Jo Saleska

In the coming weeks, we will feature Q&As with the contributors to this year’s Best Debut Short Stories anthology, published by Catapult. These stories were selected for the 2023 PEN/Robert J. Dau Short Story Prize for Emerging Writers by judges Venita Blackburn, Richard Chiem, and Dantiel W. Moniz.

Jo Saleska lives and writes in St. Louis, Missouri. Her fiction appears in Peatsmoke, Fauxmoir, Bone Parade, and elsewhere. Her story “Insomnia,” published by Alternating Current Press, was nominated for Best Microfiction 2023. She has an MA in literature from the University of Missouri, Columbia and recently completed her MFA at the University of Missouri, St. Louis, where she was awarded the Mary Troy Prize for Fiction. Find her at josaleska.com.

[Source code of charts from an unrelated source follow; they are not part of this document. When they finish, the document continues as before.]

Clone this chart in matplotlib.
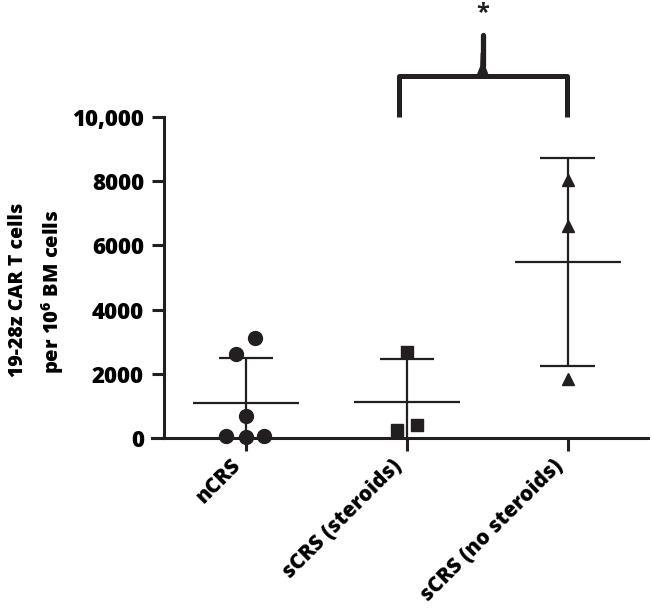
import numpy as np
import matplotlib.pyplot as plt
import matplotlib.transforms as mtransforms
from matplotlib.patches import Polygon

plt.rcParams['font.family'] = ['Open Sans', 'DejaVu Sans']
plt.rcParams['font.weight'] = 'heavy'
plt.rcParams['mathtext.default'] = 'regular'

# data
groups = ['nCRS', 'sCRS (steroids)', 'sCRS (no steroids)']
ncrs = [3100, 2620, 700, 50, 30, 60]
scrs_steroids = [2680, 250, 400]
scrs_no_steroids = [8040, 6600, 1840]
# horizontal jitter of the dots (in category units)
ncrs_jitter = [0.056, -0.062, 0.0, -0.124, 0.0, 0.11]
scrs_steroids_jitter = [0.0, -0.062, 0.062]
scrs_no_steroids_jitter = [0.0, 0.0, 0.0]

values = [ncrs, scrs_steroids, scrs_no_steroids]
jitters = [ncrs_jitter, scrs_steroids_jitter, scrs_no_steroids_jitter]
markers = ['o', 's', '^']
msizes = [10, 8.5, 9]

yticks = [0, 2000, 4000, 6000, 8000, 10000]
ytick_labels = ['0', '2000', '4000', '6000', '8000', '10,000']

ink = '#231f20'

fig = plt.figure(figsize=(6.52, 6.09), dpi=100)
ax = fig.add_axes([152 / 652, 1 - 438 / 609, 496 / 652, 321 / 609])

# mean +/- SD for each group, then the individual points
for i, (vals, jit, m, ms) in enumerate(zip(values, jitters, markers, msizes)):
    vals = np.array(vals, dtype=float)
    mean = vals.mean()
    sd = vals.std(ddof=1)
    ax.vlines(i, mean - sd, mean + sd, color=ink, lw=1.6, zorder=2)
    ax.hlines([mean - sd, mean + sd], i - 0.17, i + 0.17, color=ink, lw=1.6, zorder=2)
    ax.hlines(mean, i - 0.33, i + 0.33, color=ink, lw=1.6, zorder=2)
    ax.plot(i + np.array(jit), vals, linestyle='none', marker=m, markersize=ms,
            color=ink, zorder=3, clip_on=False)

ax.set_xlim(-0.585, 2.5)
ax.set_ylim(0, 10000)

for s in ['top', 'right']:
    ax.spines[s].set_visible(False)
ax.spines['left'].set_position(('data', -0.51))
ax.spines['left'].set_bounds(0, 10000)
for s in ['left', 'bottom']:
    ax.spines[s].set_linewidth(2.2)
    ax.spines[s].set_color(ink)

ax.set_yticks(yticks)
ax.set_yticklabels(ytick_labels, fontsize=16, fontweight='heavy')
ax.tick_params(axis='y', length=8.5, width=2.2, pad=6, color=ink)
ax.set_xticks(range(len(groups)))
ax.set_xticklabels(groups, fontsize=15, fontweight='heavy', rotation=45,
                   ha='right', va='baseline', rotation_mode='anchor')
ax.tick_params(axis='x', length=9.5, width=2.2, pad=11, color=ink)
shift = mtransforms.ScaledTranslation(-3 / 72, 0, fig.dpi_scale_trans)
for lab in ax.get_xticklabels():
    lab.set_transform(lab.get_transform() + shift)

fig.text(18 / 652, 1 - 290 / 609, '19-28z CAR T cells', rotation=90, ha='center',
         va='center', fontsize=14, fontweight='heavy')
fig.text(53 / 652, 1 - 292 / 609, 'per 10$^{6}$ BM cells', rotation=90,
         ha='center', va='center', fontsize=14.5, fontweight='heavy')

# significance bracket between the two sCRS groups
bx0, bx1 = 0.95, 1.994
bmid = (bx0 + bx1) / 2
btop = 11280
ax.plot([bx0, bx0, bx1, bx1], [10000, btop, btop, 10000], color=ink, lw=3.6,
        solid_joinstyle='round', solid_capstyle='butt', clip_on=False)
ax.add_patch(Polygon([[bmid - 0.035, btop + 60], [bmid - 0.016, btop + 300],
                      [bmid - 0.013, 12000], [bmid + 0.013, 12000],
                      [bmid + 0.016, btop + 300], [bmid + 0.035, btop + 60]],
                     closed=True, color=ink, clip_on=False, lw=0))
ax.plot([bmid, bmid], [btop + 300, 12560], color=ink, lw=3.8,
        solid_capstyle='round', clip_on=False)
ax.text(bmid, 13250, '*', ha='center', va='center', fontsize=17, fontweight='bold',
        color=ink)

fig.savefig('out.png', dpi=100)
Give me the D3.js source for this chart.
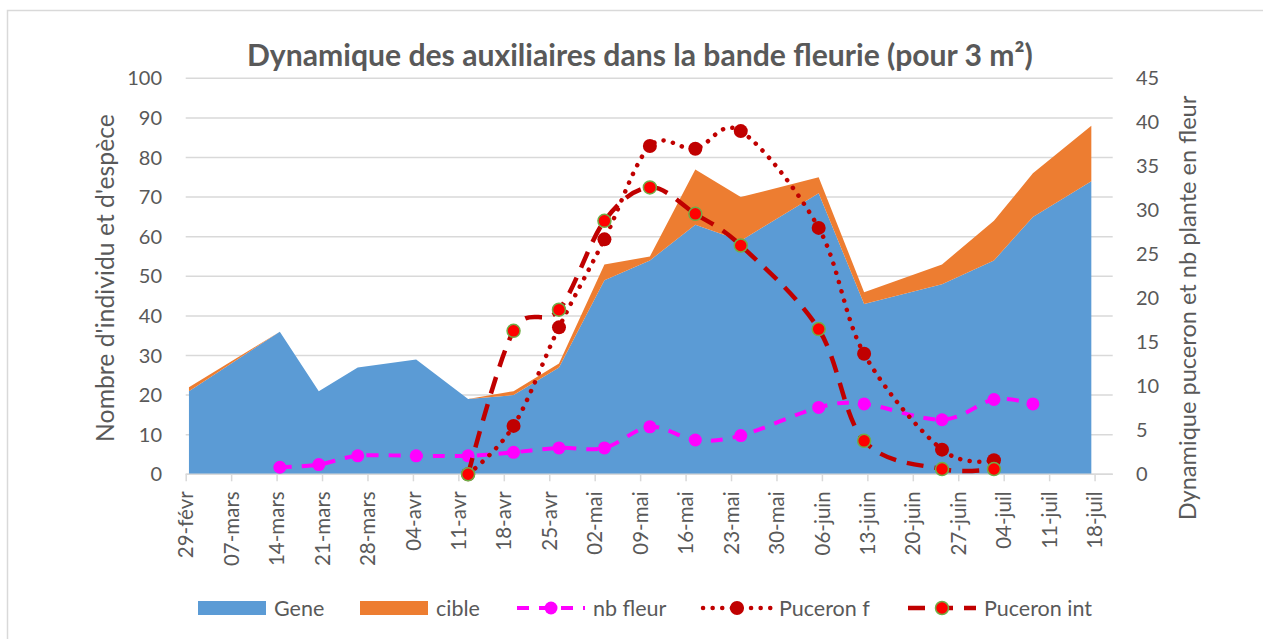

“Acts of Creation” was originally published in Peatsmoke.

Here is an excerpt: 

Dr. Mann assures me that nightmares, too, are common. […] I have dreamt of giving birth to a child with six mouths, all of which are insatiably hungry, and of one with beady eyes on the tips of each of its fingers, which watch me wherever I go. Tonight, I dream that I give birth to my tablemate’s cerulean statue. It cries blue paint, leaves blue handprints all over our upholstery. My husband is disappointed because he was so hoping for a boy. 

When I wake, sunlight pulses through the blinds, sending fiery lines across the bed. I draw myself a bath and slide into the water, letting the cold push the air from the pit of my lungs.


What inspired you to write “Acts of Creation?” Where did the idea come from?

Maybe this is a boring answer, but I revised my way into the idea. I wrote the first version of the story longhand in a spiral notebook one night when I couldn’t sleep. The main character was a newly married woman who inexplicably receives a live garden gnome in the mail. The narrative was quirky and strange, and it had a strong voice, but the story wasn’t really about anything. I revised it probably a dozen times and sent it out to journals, but none picked it up—for good reason. When I got pregnant, a few months before the first COVID-19 lockdowns, I picked the story up and started revising again. My experiences with pregnancy (and that good ol’ pregnancy-in-a-pandemic angst) worked their way into my revisions, and things finally started clicking. I was like, “Ah! This is what the story is about!”

You say: “Women made all of humankind. We literally make people. There’s a bit of a double entendre here, what with the main character about to give birth and her tablemate’s statue coming to life later in the story–how do these two things correlate? What do they reveal about the expectation for women to provide?

I heard a woman artist say some version of those words on a podcast interview years ago, and it stuck with me because it’s brilliant. I cannot now remember who said it, or even the name of the podcast, but as I was revising “Acts,” the idea found its way into the dialogue. 

Yes, the main character is absolutely grappling with the expectation that women must set aside all else—career, artistic pursuits, personal pleasures and comforts, physical and psychological autonomy, etc.—to serve their children and future children. She deeply desires to make art, but as she prepares to give birth, she sees the possibility of creating anything worthwhile narrowing.

But as her tablemate points out, making and raising a human is itself an extraordinarily creative act. Are not we all just fleshy, rebellious little sculptures that move about the world, evoke emotion, make impact? So, the main character is left wrestling with one of the many paradoxes of motherhood: she is (justifiably) frightened that pregnancy and parenting will rob her of her ability to create; yet she is also already engaging in her own act of creation.

What do you hope readers take away from your story?

I hope readers feel seen. If they don’t feel seen, I hope they momentarily experience the “inherent uncanniness of being a woman,” as Carmen Maria Machado puts it. And, of course, I hope readers are entertained and that their imaginations are provoked.

How has the PEN/Robert J. Dau Prize affected you?

I could not be more thankful for this prize, which came at a time when I was swimming in rejections. Even the nomination alone gave me a much-needed confidence boost and served as a reminder to keep going.

What advice would you share with aspiring writers?

Write what you enjoy writing, not what you think other people want to read. Tell your inner critic to shove it. Read a ton, but don’t use reading as an excuse to avoid writing. Be kind to yourself.